◆ **YOUR GOAL**: A verbatim copy is needed of the lines from the one containing "Recreate this image" down to the one containing "li_v = [23.2]", inclusive. Print it with no pictures.

* start DATA EXTRACT *

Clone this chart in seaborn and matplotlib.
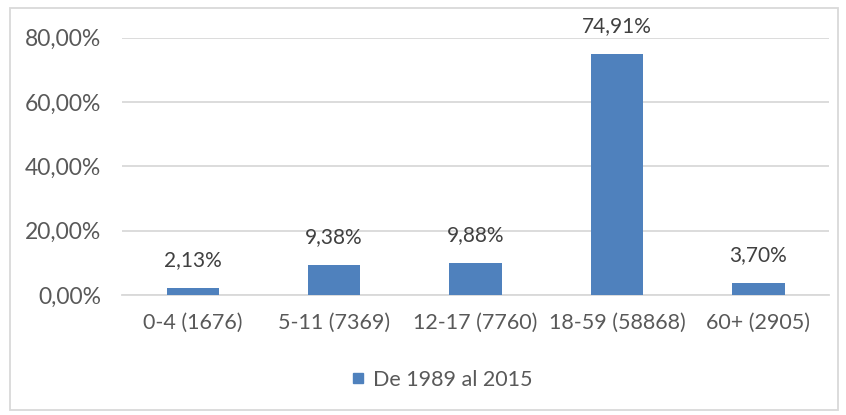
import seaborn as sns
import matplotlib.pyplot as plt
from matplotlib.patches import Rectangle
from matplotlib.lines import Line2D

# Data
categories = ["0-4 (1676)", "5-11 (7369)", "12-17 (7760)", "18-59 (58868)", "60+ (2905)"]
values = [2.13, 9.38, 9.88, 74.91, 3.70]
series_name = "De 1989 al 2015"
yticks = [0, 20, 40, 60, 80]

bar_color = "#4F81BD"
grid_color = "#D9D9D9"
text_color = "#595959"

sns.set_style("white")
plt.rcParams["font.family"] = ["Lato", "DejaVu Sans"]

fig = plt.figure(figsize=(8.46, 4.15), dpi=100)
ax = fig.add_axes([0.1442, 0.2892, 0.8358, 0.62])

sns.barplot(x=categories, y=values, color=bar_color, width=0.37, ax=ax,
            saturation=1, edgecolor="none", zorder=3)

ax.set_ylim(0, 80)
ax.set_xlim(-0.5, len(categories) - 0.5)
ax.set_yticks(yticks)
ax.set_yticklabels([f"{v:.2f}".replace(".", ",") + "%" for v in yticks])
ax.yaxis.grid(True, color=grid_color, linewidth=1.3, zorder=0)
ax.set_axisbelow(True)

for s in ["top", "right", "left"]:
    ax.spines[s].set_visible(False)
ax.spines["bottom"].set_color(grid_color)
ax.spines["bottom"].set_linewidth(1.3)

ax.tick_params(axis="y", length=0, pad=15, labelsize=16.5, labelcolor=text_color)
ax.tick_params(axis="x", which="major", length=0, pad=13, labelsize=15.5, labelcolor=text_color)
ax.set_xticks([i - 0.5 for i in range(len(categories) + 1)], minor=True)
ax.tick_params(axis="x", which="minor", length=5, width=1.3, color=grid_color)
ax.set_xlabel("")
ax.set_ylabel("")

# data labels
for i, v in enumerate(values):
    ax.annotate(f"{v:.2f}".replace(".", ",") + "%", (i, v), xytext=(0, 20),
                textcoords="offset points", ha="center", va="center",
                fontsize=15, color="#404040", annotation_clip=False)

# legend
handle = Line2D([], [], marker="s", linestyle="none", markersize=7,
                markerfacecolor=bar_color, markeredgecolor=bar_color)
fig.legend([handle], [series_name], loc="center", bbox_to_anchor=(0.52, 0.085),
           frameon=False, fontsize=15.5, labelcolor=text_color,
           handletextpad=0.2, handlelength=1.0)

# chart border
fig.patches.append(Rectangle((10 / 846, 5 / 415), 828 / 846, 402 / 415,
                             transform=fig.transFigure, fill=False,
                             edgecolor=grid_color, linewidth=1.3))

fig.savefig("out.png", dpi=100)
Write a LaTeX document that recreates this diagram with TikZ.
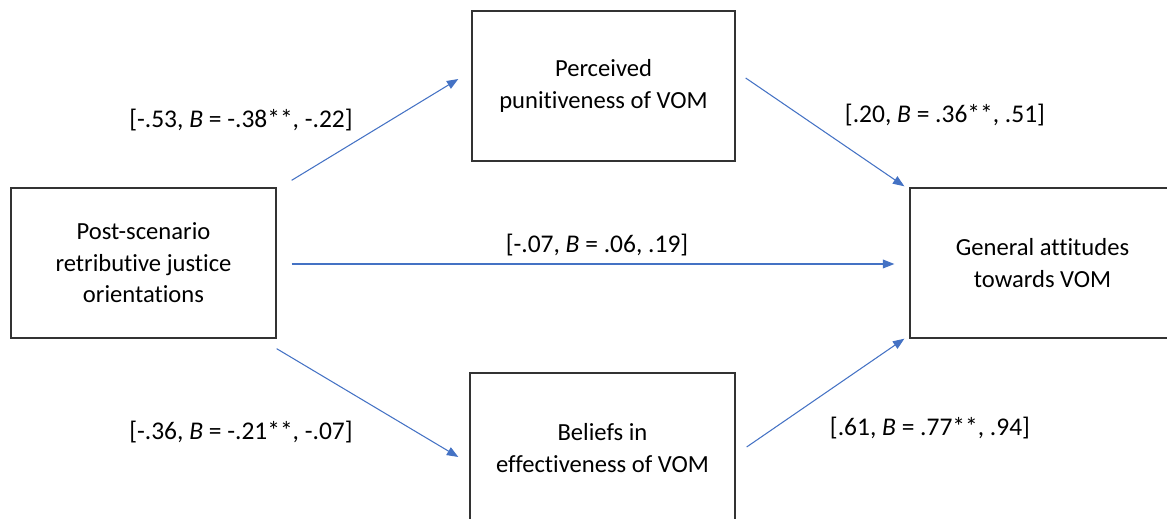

* end DATA EXTRACT *
* start DATA EXTRACT *

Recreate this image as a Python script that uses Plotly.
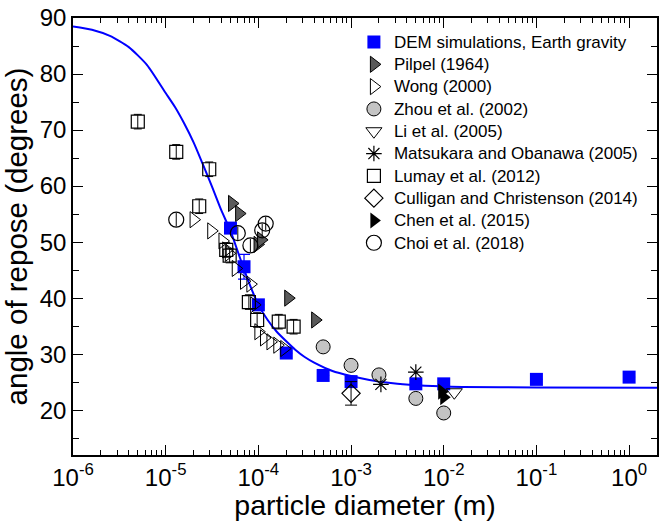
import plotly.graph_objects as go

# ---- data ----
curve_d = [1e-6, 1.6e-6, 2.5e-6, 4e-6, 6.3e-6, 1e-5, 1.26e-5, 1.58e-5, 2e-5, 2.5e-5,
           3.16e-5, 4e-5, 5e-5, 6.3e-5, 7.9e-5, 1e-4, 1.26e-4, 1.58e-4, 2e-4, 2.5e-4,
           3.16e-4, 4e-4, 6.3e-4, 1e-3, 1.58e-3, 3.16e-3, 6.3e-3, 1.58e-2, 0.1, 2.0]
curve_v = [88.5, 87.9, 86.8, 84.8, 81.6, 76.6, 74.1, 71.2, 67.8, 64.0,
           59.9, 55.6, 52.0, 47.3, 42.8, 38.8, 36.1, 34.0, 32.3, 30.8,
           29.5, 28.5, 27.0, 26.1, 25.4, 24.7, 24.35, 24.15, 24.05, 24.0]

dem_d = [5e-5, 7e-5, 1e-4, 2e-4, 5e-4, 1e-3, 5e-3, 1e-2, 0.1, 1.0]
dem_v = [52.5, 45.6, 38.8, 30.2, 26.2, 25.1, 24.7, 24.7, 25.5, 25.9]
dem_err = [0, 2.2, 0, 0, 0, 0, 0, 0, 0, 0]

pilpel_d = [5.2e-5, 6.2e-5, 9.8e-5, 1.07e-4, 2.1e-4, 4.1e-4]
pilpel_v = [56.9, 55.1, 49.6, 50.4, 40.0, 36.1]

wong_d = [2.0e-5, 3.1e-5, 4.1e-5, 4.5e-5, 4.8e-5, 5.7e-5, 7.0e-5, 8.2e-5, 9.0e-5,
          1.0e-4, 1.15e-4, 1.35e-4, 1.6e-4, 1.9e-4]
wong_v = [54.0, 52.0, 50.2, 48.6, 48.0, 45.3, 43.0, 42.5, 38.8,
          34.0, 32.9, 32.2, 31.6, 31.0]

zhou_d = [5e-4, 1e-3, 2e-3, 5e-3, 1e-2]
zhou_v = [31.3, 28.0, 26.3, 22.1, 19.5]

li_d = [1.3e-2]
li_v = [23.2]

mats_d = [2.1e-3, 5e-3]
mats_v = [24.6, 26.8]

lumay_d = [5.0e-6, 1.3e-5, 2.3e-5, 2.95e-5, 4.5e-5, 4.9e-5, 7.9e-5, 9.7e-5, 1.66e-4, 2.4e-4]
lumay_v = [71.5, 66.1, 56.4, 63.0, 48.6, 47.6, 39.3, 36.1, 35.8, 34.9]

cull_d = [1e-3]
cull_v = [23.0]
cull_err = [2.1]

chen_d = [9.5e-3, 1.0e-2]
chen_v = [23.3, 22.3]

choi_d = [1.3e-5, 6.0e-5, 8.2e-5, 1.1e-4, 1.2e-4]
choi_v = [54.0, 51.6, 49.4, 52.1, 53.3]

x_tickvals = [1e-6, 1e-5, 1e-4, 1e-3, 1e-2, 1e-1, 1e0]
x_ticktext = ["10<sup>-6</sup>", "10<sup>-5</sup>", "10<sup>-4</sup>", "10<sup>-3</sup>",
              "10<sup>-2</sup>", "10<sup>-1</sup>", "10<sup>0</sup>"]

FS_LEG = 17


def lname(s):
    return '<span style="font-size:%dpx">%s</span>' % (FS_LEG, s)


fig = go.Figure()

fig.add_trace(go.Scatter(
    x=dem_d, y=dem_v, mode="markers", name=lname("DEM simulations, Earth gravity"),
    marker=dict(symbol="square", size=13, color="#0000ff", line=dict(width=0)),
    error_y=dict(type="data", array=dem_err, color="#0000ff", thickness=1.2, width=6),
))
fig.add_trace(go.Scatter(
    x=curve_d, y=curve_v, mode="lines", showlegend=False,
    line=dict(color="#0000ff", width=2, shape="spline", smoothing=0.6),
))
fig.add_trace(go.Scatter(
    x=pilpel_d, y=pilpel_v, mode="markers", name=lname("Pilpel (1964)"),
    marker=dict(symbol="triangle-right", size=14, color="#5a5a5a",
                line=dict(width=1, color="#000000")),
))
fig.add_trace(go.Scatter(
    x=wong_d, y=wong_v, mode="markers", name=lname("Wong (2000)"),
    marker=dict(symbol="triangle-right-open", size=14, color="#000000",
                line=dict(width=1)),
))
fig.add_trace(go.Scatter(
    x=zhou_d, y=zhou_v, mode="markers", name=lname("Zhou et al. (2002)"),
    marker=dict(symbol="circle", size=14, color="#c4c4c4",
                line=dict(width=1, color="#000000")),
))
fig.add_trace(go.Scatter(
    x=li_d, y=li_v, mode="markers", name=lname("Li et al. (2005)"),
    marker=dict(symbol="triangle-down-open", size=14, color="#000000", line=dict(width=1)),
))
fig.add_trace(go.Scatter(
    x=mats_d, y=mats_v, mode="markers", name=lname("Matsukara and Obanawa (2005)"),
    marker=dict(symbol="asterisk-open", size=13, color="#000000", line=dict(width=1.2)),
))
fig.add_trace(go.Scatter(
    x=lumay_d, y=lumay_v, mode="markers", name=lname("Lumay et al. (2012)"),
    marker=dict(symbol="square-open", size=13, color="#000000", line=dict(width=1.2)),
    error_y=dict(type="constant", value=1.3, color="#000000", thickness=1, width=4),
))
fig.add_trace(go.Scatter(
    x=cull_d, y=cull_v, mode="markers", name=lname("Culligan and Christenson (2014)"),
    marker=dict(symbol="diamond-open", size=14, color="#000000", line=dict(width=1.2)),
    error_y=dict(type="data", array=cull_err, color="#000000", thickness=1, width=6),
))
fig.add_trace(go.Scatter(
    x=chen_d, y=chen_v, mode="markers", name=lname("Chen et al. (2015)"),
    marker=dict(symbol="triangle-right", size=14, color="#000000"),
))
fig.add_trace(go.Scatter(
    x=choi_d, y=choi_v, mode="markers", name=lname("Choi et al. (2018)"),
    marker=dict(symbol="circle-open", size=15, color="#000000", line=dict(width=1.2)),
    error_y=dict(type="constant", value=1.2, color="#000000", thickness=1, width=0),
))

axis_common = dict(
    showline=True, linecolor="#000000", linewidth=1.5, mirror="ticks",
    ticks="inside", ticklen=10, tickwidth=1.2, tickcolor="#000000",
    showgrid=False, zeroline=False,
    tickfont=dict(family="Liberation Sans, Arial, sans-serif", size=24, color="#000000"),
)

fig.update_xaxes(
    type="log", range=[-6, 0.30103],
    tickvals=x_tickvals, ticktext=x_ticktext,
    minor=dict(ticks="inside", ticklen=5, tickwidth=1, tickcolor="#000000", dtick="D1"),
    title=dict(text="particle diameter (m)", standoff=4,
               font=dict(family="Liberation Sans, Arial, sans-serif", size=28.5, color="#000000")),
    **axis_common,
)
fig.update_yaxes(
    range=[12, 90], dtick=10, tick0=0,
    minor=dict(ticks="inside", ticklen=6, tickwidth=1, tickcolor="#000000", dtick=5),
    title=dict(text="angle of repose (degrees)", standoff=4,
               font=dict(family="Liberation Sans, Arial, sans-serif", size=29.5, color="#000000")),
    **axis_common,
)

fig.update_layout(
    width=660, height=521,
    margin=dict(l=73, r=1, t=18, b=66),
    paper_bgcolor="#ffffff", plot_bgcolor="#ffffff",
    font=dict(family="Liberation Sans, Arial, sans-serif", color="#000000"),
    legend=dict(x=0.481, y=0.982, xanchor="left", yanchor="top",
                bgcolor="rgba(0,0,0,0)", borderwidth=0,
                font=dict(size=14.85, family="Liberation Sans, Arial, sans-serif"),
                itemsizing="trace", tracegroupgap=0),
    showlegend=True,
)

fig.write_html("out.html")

* end DATA EXTRACT *

◆ **SOLUTION FOR THIS PROBLEM**:
Recreate this image as a Python script that uses Plotly.
import plotly.graph_objects as go

# ---- data ----
curve_d = [1e-6, 1.6e-6, 2.5e-6, 4e-6, 6.3e-6, 1e-5, 1.26e-5, 1.58e-5, 2e-5, 2.5e-5,
           3.16e-5, 4e-5, 5e-5, 6.3e-5, 7.9e-5, 1e-4, 1.26e-4, 1.58e-4, 2e-4, 2.5e-4,
           3.16e-4, 4e-4, 6.3e-4, 1e-3, 1.58e-3, 3.16e-3, 6.3e-3, 1.58e-2, 0.1, 2.0]
curve_v = [88.5, 87.9, 86.8, 84.8, 81.6, 76.6, 74.1, 71.2, 67.8, 64.0,
           59.9, 55.6, 52.0, 47.3, 42.8, 38.8, 36.1, 34.0, 32.3, 30.8,
           29.5, 28.5, 27.0, 26.1, 25.4, 24.7, 24.35, 24.15, 24.05, 24.0]

dem_d = [5e-5, 7e-5, 1e-4, 2e-4, 5e-4, 1e-3, 5e-3, 1e-2, 0.1, 1.0]
dem_v = [52.5, 45.6, 38.8, 30.2, 26.2, 25.1, 24.7, 24.7, 25.5, 25.9]
dem_err = [0, 2.2, 0, 0, 0, 0, 0, 0, 0, 0]

pilpel_d = [5.2e-5, 6.2e-5, 9.8e-5, 1.07e-4, 2.1e-4, 4.1e-4]
pilpel_v = [56.9, 55.1, 49.6, 50.4, 40.0, 36.1]

wong_d = [2.0e-5, 3.1e-5, 4.1e-5, 4.5e-5, 4.8e-5, 5.7e-5, 7.0e-5, 8.2e-5, 9.0e-5,
          1.0e-4, 1.15e-4, 1.35e-4, 1.6e-4, 1.9e-4]
wong_v = [54.0, 52.0, 50.2, 48.6, 48.0, 45.3, 43.0, 42.5, 38.8,
          34.0, 32.9, 32.2, 31.6, 31.0]

zhou_d = [5e-4, 1e-3, 2e-3, 5e-3, 1e-2]
zhou_v = [31.3, 28.0, 26.3, 22.1, 19.5]

li_d = [1.3e-2]
li_v = [23.2]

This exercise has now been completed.